▸ **TASK DIRECTIONS**
Print the listing as it stands, omitting all images.

--- START OF DATASET SECTION ---

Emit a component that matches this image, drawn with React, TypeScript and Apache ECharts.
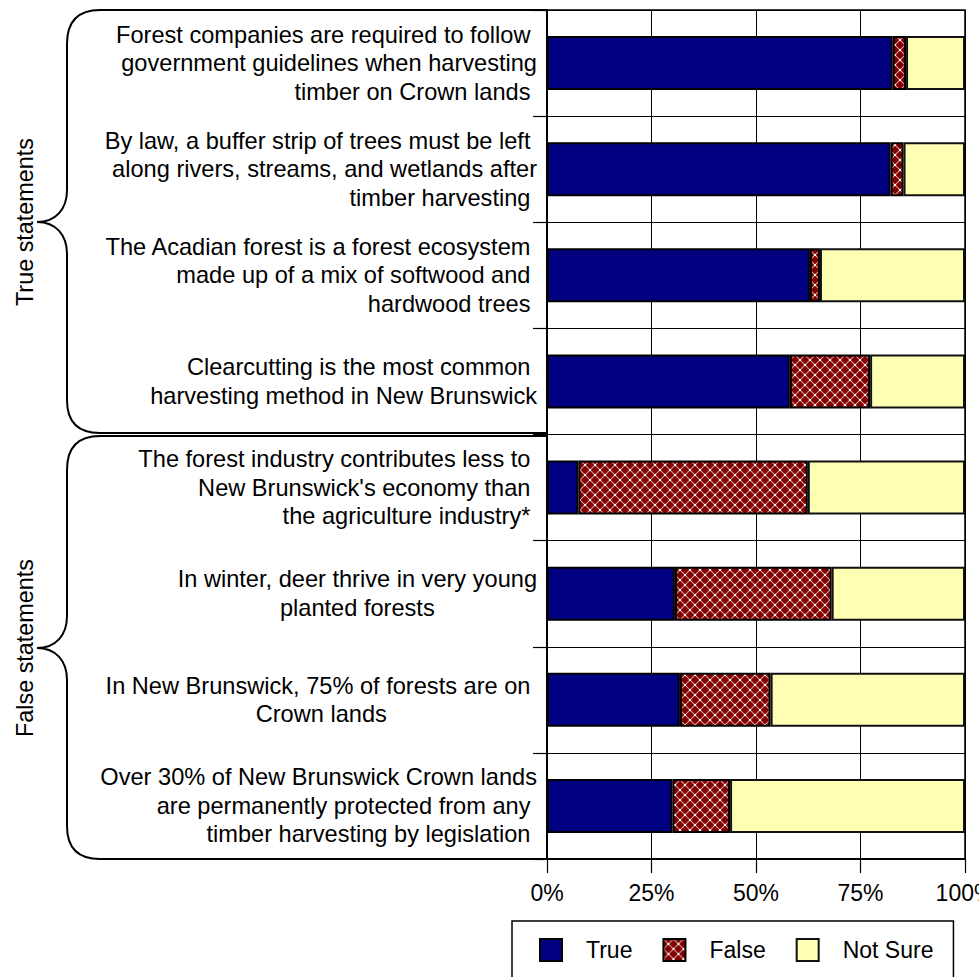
import React, { useEffect, useRef } from "react";
import * as echarts from "echarts";

const FONT = "'Liberation Sans', Arial, Helvetica, sans-serif";
const NB = "\u00a0";

const categories: string[] = [
  "Forest companies are required to follow government guidelines when harvesting timber on Crown lands",
  "By law, a buffer strip of trees must be left along rivers, streams, and wetlands after timber harvesting",
  "The Acadian forest is a forest ecosystem made up of a mix of softwood and hardwood trees",
  "Clearcutting is the most common harvesting method in New Brunswick",
  "The forest industry contributes less to New Brunswick's economy than the agriculture industry*",
  "In winter, deer thrive in very young planted forests",
  "In New Brunswick, 75% of forests are on Crown lands",
  "Over 30% of New Brunswick Crown lands are permanently protected from any timber harvesting by legislation",
];

const labelLines: string[][] = [
  ["Forest companies are required to follow" + NB, "government guidelines when harvesting", "timber on Crown lands" + NB],
  ["By law, a buffer strip of trees must be left" + NB, "along rivers, streams, and wetlands after", "timber harvesting" + NB],
  ["The Acadian forest is a forest ecosystem" + NB, "made up of a mix of softwood and" + NB, "hardwood trees" + NB],
  ["Clearcutting is the most common" + NB, "harvesting method in New Brunswick"],
  ["The forest industry contributes less to" + NB, "New Brunswick's economy than" + NB, "the agriculture industry*" + NB],
  ["In winter, deer thrive in very young", "planted forests"],
  ["In New Brunswick, 75% of forests are on" + NB, "Crown lands"],
  ["Over 30% of New Brunswick Crown lands", "are permanently protected from any" + NB, "timber harvesting by legislation" + NB],
];
const centeredLabel: boolean[] = [false, false, false, false, false, true, true, false];

const trueVals: number[] = [82.7, 82.2, 62.9, 58.1, 7.5, 30.6, 31.8, 30.0];
const falseVals: number[] = [3.2, 3.1, 2.4, 19.2, 54.9, 37.5, 21.7, 13.8];
const notSureVals: number[] = [14.1, 14.7, 34.7, 22.7, 37.6, 31.9, 46.5, 56.2];

const xTicks: number[] = [0, 25, 50, 75, 100];
const groupTitles: string[] = ["True statements", "False statements"];

const BRACE_D =
  "M 547 10 L 100 10 Q 67 10 67 44 L 67 190 C 67 209 56 222 37 222 C 56 222 67 235 67 254 L 67 400 Q 67 433 100 433 L 546 433";

let braceRegistered = false;

export default function App() {
  const ref = useRef<HTMLDivElement>(null);
  useEffect(() => {
    if (!ref.current) return;
    if (!braceRegistered) {
      echarts.graphic.registerShape("brace", echarts.graphic.extendPath(BRACE_D, {}) as any);
      braceRegistered = true;
    }
    const P = 10;
    const cv = document.createElement("canvas");
    cv.width = P;
    cv.height = P;
    const ctx = cv.getContext("2d")!;
    ctx.fillStyle = "#800000";
    ctx.fillRect(0, 0, P, P);
    ctx.strokeStyle = "rgba(255,220,220,0.7)";
    ctx.lineWidth = 1.1;
    ctx.beginPath();
    ctx.moveTo(0, 0);
    ctx.lineTo(P, P);
    ctx.moveTo(P, 0);
    ctx.lineTo(0, P);
    ctx.stroke();
    ctx.fillStyle = "rgba(255,255,255,0.95)";
    ctx.fillRect(P / 2 - 1, P / 2 - 1, 2, 2);
    ctx.fillRect(0, 0, 1, 1);
    ctx.fillRect(P - 1, 0, 1, 1);
    ctx.fillRect(0, P - 1, 1, 1);
    ctx.fillRect(P - 1, P - 1, 1, 1);
    const pattern: any = { image: cv, repeat: "repeat", imageWidth: P, imageHeight: P };

    const chart = echarts.init(ref.current, undefined, { renderer: "svg" });
    const barBase = {
      type: "bar",
      stack: "total",
      barWidth: "51%",
      silent: true,
    };
    chart.setOption({
      animation: false,
      backgroundColor: "#fff",
      textStyle: { fontFamily: FONT },
      grid: {
        left: 547,
        right: 14,
        top: 10,
        bottom: 118,
        show: true,
        borderColor: "#000",
        borderWidth: 1.5,
        outerBoundsMode: "none",
        containLabel: false,
      },
      xAxis: {
        type: "value",
        min: 0,
        max: 100,
        interval: 25,
        axisLine: { show: true, lineStyle: { color: "#000", width: 2 } },
        axisTick: { show: true, length: 14, lineStyle: { color: "#000", width: 1.2 } },
        axisLabel: {
          margin: 22,
          fontSize: 23,
          fontFamily: FONT,
          color: "#000",
          formatter: (v: number) => (xTicks.indexOf(v) >= 0 ? v + "%" : ""),
        },
        splitLine: { show: true, lineStyle: { color: "#000", width: 1 } },
      },
      yAxis: {
        type: "category",
        data: categories,
        inverse: true,
        axisLine: { show: true, lineStyle: { color: "#000", width: 2 } },
        axisTick: { show: true, length: 14, lineStyle: { color: "#000", width: 1.2 } },
        splitLine: { show: true, lineStyle: { color: "#000", width: 1 } },
        axisLabel: {
          interval: 0,
          margin: 10,
          fontSize: 23.6,
          lineHeight: 28.5,
          fontFamily: FONT,
          color: "#000",
          align: "right",
          formatter: (_v: string, i: number) => {
            const lines = labelLines[i];
            if (centeredLabel[i]) return lines.map((l) => "{c|" + l + "}").join("\n");
            return lines.join("\n");
          },
          rich: {
            c: { align: "center", fontSize: 23.6, lineHeight: 28.5, fontFamily: FONT, color: "#000" },
          },
        },
      },
      legend: {
        left: 512,
        top: 921,
        orient: "horizontal",
        itemWidth: 22,
        itemHeight: 22,
        itemGap: 30,
        padding: [17, 20, 17, 27],
        borderColor: "#000",
        borderWidth: 1.5,
        backgroundColor: "#fff",
        icon: "rect",
        textStyle: { fontSize: 23, fontFamily: FONT, color: "#000", padding: [0, 0, 0, 19] },
        data: ["True", "False", "Not Sure"],
      },
      series: [
        {
          ...barBase,
          name: "True",
          data: trueVals,
          itemStyle: { color: "#000080", borderColor: "#000", borderWidth: 2 },
        },
        {
          ...barBase,
          name: "False",
          data: falseVals,
          itemStyle: { color: pattern, borderColor: "#000", borderWidth: 2 },
        },
        {
          ...barBase,
          name: "Not Sure",
          data: notSureVals,
          itemStyle: { color: "#FFFFB4", borderColor: "#111", borderWidth: 2 },
        },
      ],
      graphic: [
        { type: "brace", x: 0, y: 0, style: { stroke: "#000", lineWidth: 2, fill: "none" } },
        { type: "brace", x: 0, y: 426, style: { stroke: "#000", lineWidth: 2, fill: "none" } },
        {
          type: "text",
          x: 25,
          y: 222,
          rotation: Math.PI / 2,
          style: { text: groupTitles[0], fontSize: 23.4, fontFamily: FONT, fill: "#000", align: "center", verticalAlign: "middle" },
        },
        {
          type: "text",
          x: 25,
          y: 648,
          rotation: Math.PI / 2,
          style: { text: groupTitles[1], fontSize: 23.4, fontFamily: FONT, fill: "#000", align: "center", verticalAlign: "middle" },
        },
      ],
    });
    return () => chart.dispose();
  }, []);
  return (
    <div
      ref={ref}
      style={{ position: "absolute", left: 0, top: 0, width: 979, height: 977, overflow: "hidden", background: "#fff" }}
    />
  );
}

--- END OF DATASET SECTION ---

▸ **THE RESPONSE**
Emit a component that matches this image, drawn with React, TypeScript and Apache ECharts.
import React, { useEffect, useRef } from "react";
import * as echarts from "echarts";

const FONT = "'Liberation Sans', Arial, Helvetica, sans-serif";
const NB = "\u00a0";

const categories: string[] = [
  "Forest companies are required to follow government guidelines when harvesting timber on Crown lands",
  "By law, a buffer strip of trees must be left along rivers, streams, and wetlands after timber harvesting",
  "The Acadian forest is a forest ecosystem made up of a mix of softwood and hardwood trees",
  "Clearcutting is the most common harvesting method in New Brunswick",
  "The forest industry contributes less to New Brunswick's economy than the agriculture industry*",
  "In winter, deer thrive in very young planted forests",
  "In New Brunswick, 75% of forests are on Crown lands",
  "Over 30% of New Brunswick Crown lands are permanently protected from any timber harvesting by legislation",
];

const labelLines: string[][] = [
  ["Forest companies are required to follow" + NB, "government guidelines when harvesting", "timber on Crown lands" + NB],
  ["By law, a buffer strip of trees must be left" + NB, "along rivers, streams, and wetlands after", "timber harvesting" + NB],
  ["The Acadian forest is a forest ecosystem" + NB, "made up of a mix of softwood and" + NB, "hardwood trees" + NB],
  ["Clearcutting is the most common" + NB, "harvesting method in New Brunswick"],
  ["The forest industry contributes less to" + NB, "New Brunswick's economy than" + NB, "the agriculture industry*" + NB],
  ["In winter, deer thrive in very young", "planted forests"],
  ["In New Brunswick, 75% of forests are on" + NB, "Crown lands"],
  ["Over 30% of New Brunswick Crown lands", "are permanently protected from any" + NB, "timber harvesting by legislation" + NB],
];
const centeredLabel: boolean[] = [false, false, false, false, false, true, true, false];

const trueVals: number[] = [82.7, 82.2, 62.9, 58.1, 7.5, 30.6, 31.8, 30.0];
const falseVals: number[] = [3.2, 3.1, 2.4, 19.2, 54.9, 37.5, 21.7, 13.8];
const notSureVals: number[] = [14.1, 14.7, 34.7, 22.7, 37.6, 31.9, 46.5, 56.2];

const xTicks: number[] = [0, 25, 50, 75, 100];
const groupTitles: string[] = ["True statements", "False statements"];

const BRACE_D =
  "M 547 10 L 100 10 Q 67 10 67 44 L 67 190 C 67 209 56 222 37 222 C 56 222 67 235 67 254 L 67 400 Q 67 433 100 433 L 546 433";

let braceRegistered = false;

export default function App() {
  const ref = useRef<HTMLDivElement>(null);
  useEffect(() => {
    if (!ref.current) return;
    if (!braceRegistered) {
      echarts.graphic.registerShape("brace", echarts.graphic.extendPath(BRACE_D, {}) as any);
      braceRegistered = true;
    }
    const P = 10;
    const cv = document.createElement("canvas");
    cv.width = P;
    cv.height = P;
    const ctx = cv.getContext("2d")!;
    ctx.fillStyle = "#800000";
    ctx.fillRect(0, 0, P, P);
    ctx.strokeStyle = "rgba(255,220,220,0.7)";
    ctx.lineWidth = 1.1;
    ctx.beginPath();
    ctx.moveTo(0, 0);
    ctx.lineTo(P, P);
    ctx.moveTo(P, 0);
    ctx.lineTo(0, P);
    ctx.stroke();
    ctx.fillStyle = "rgba(255,255,255,0.95)";
    ctx.fillRect(P / 2 - 1, P / 2 - 1, 2, 2);
    ctx.fillRect(0, 0, 1, 1);
    ctx.fillRect(P - 1, 0, 1, 1);
    ctx.fillRect(0, P - 1, 1, 1);
    ctx.fillRect(P - 1, P - 1, 1, 1);
    const pattern: any = { image: cv, repeat: "repeat", imageWidth: P, imageHeight: P };

    const chart = echarts.init(ref.current, undefined, { renderer: "svg" });
    const barBase = {
      type: "bar",
      stack: "total",
      barWidth: "51%",
      silent: true,
    };
    chart.setOption({
      animation: false,
      backgroundColor: "#fff",
      textStyle: { fontFamily: FONT },
      grid: {
        left: 547,
        right: 14,
        top: 10,
        bottom: 118,
        show: true,
        borderColor: "#000",
        borderWidth: 1.5,
        outerBoundsMode: "none",
        containLabel: false,
      },
      xAxis: {
        type: "value",
        min: 0,
        max: 100,
        interval: 25,
        axisLine: { show: true, lineStyle: { color: "#000", width: 2 } },
        axisTick: { show: true, length: 14, lineStyle: { color: "#000", width: 1.2 } },
        axisLabel: {
          margin: 22,
          fontSize: 23,
          fontFamily: FONT,
          color: "#000",
          formatter: (v: number) => (xTicks.indexOf(v) >= 0 ? v + "%" : ""),
        },
        splitLine: { show: true, lineStyle: { color: "#000", width: 1 } },
      },
      yAxis: {
        type: "category",
        data: categories,
        inverse: true,
        axisLine: { show: true, lineStyle: { color: "#000", width: 2 } },
        axisTick: { show: true, length: 14, lineStyle: { color: "#000", width: 1.2 } },
        splitLine: { show: true, lineStyle: { color: "#000", width: 1 } },
        axisLabel: {
          interval: 0,
          margin: 10,
          fontSize: 23.6,
          lineHeight: 28.5,
          fontFamily: FONT,
          color: "#000",
          align: "right",
          formatter: (_v: string, i: number) => {
            const lines = labelLines[i];
            if (centeredLabel[i]) return lines.map((l) => "{c|" + l + "}").join("\n");
            return lines.join("\n");
          },
          rich: {
            c: { align: "center", fontSize: 23.6, lineHeight: 28.5, fontFamily: FONT, color: "#000" },
          },
        },
      },
      legend: {
        left: 512,
        top: 921,
        orient: "horizontal",
        itemWidth: 22,
        itemHeight: 22,
        itemGap: 30,
        padding: [17, 20, 17, 27],
        borderColor: "#000",
        borderWidth: 1.5,
        backgroundColor: "#fff",
        icon: "rect",
        textStyle: { fontSize: 23, fontFamily: FONT, color: "#000", padding: [0, 0, 0, 19] },
        data: ["True", "False", "Not Sure"],
      },
      series: [
        {
          ...barBase,
          name: "True",
          data: trueVals,
          itemStyle: { color: "#000080", borderColor: "#000", borderWidth: 2 },
        },
        {
          ...barBase,
          name: "False",
          data: falseVals,
          itemStyle: { color: pattern, borderColor: "#000", borderWidth: 2 },
        },
        {
          ...barBase,
          name: "Not Sure",
          data: notSureVals,
          itemStyle: { color: "#FFFFB4", borderColor: "#111", borderWidth: 2 },
        },
      ],
      graphic: [
        { type: "brace", x: 0, y: 0, style: { stroke: "#000", lineWidth: 2, fill: "none" } },
        { type: "brace", x: 0, y: 426, style: { stroke: "#000", lineWidth: 2, fill: "none" } },
        {
          type: "text",
          x: 25,
          y: 222,
          rotation: Math.PI / 2,
          style: { text: groupTitles[0], fontSize: 23.4, fontFamily: FONT, fill: "#000", align: "center", verticalAlign: "middle" },
        },
        {
          type: "text",
          x: 25,
          y: 648,
          rotation: Math.PI / 2,
          style: { text: groupTitles[1], fontSize: 23.4, fontFamily: FONT, fill: "#000", align: "center", verticalAlign: "middle" },
        },
      ],
    });
    return () => chart.dispose();
  }, []);
  return (
    <div
      ref={ref}
      style={{ position: "absolute", left: 0, top: 0, width: 979, height: 977, overflow: "hidden", background: "#fff" }}
    />
  );
}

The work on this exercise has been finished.